In this article I’ll describe an easy and fast way to use Azure Storage Append Blobs to create a never ending Append Blob. Yes, a regular Append Blob has its limitations, including the maximum number of blocks and the size, but with a proper design we can overcome them.
Limits we want to overcome
According to Azure Subscription Storage Limits, an Append Blob is limited in the following way:
- Max number of blocks in an append blob: 50,000 – this means that we can append to a single blob only 50,000 times, no matter how much data we add at the same time
- Max size of a block in an append blob: 4 MiB – this means that a single operation adding one chunk of data, cannot contain more than 4 MiB.
If we could address the first, it’s highly unlikely that we’d need to address the second. 4 MiB is just enough for a single append operation.

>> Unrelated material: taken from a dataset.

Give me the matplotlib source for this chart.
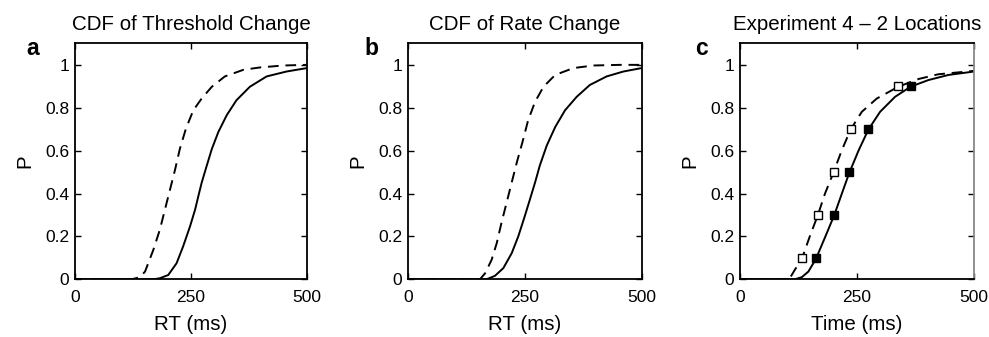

Overcoming the limited number of blocks
Let’s consider a single writer case. Now, agree that we’ll use natural number (1, 2, 3, …) to name blobs. Then, whenever an append operation is about to happen, the writer could check the number of already appended blocks by fetching blob’s properties and create another one, if the number is equal to the max number of blocks. We could also try to append and catch the StorageException, checking for BlockCountExceedsLimit error code (see Blob Error Codes for more). Then, we’d follow with creating another blob and appending to the newly created one. This case is easy. What about multiple processes, writers trying to append at the same time?
Multiple writers could use a similar approach. There’s also a risk of not being able to check for the limit. When you fetch attributes, another writer could already append their block making the number invalid. We could stick with the exception handling way of doing it:
- get the latest blob name (1, 2, 3, … – natural numbers)
- append the block
- if (2) this throws:
- try to create the next one or retrieve existing one
- append the block
This allows multiple writers to write to the logically same chunked blob, that is split across multiple physical Append Blobs. Wait a minute, what about ordering?
Ordering multiple writers
With multiple writers A, B, C, … appending blocks
- A1, A2 – for A,
- B1, B2 – for B,
- C1, C3 – for C3
the following sequences could be a result of applying this approach:
- A1, A2, B1, B2, C1, C2
- A1, B1, B2, A2, C1, C2,
- A1, B1, B2, C1, C2, A2
You can see that this creates a partial order (A1 will always be before A2, B1 before B2, C1 before C2) but different total orders are possible, depending on the speed of writers. Usually, it’s just ok as the writers were appending to a blob their results, their operations, not carrying about the others’ results.
We’ve seen how easy it’s to implement a never ending append blob for multiple writers. This is a great enabler in case, where you need a single logical, log-like, blob, that provides an ordered list of blocks.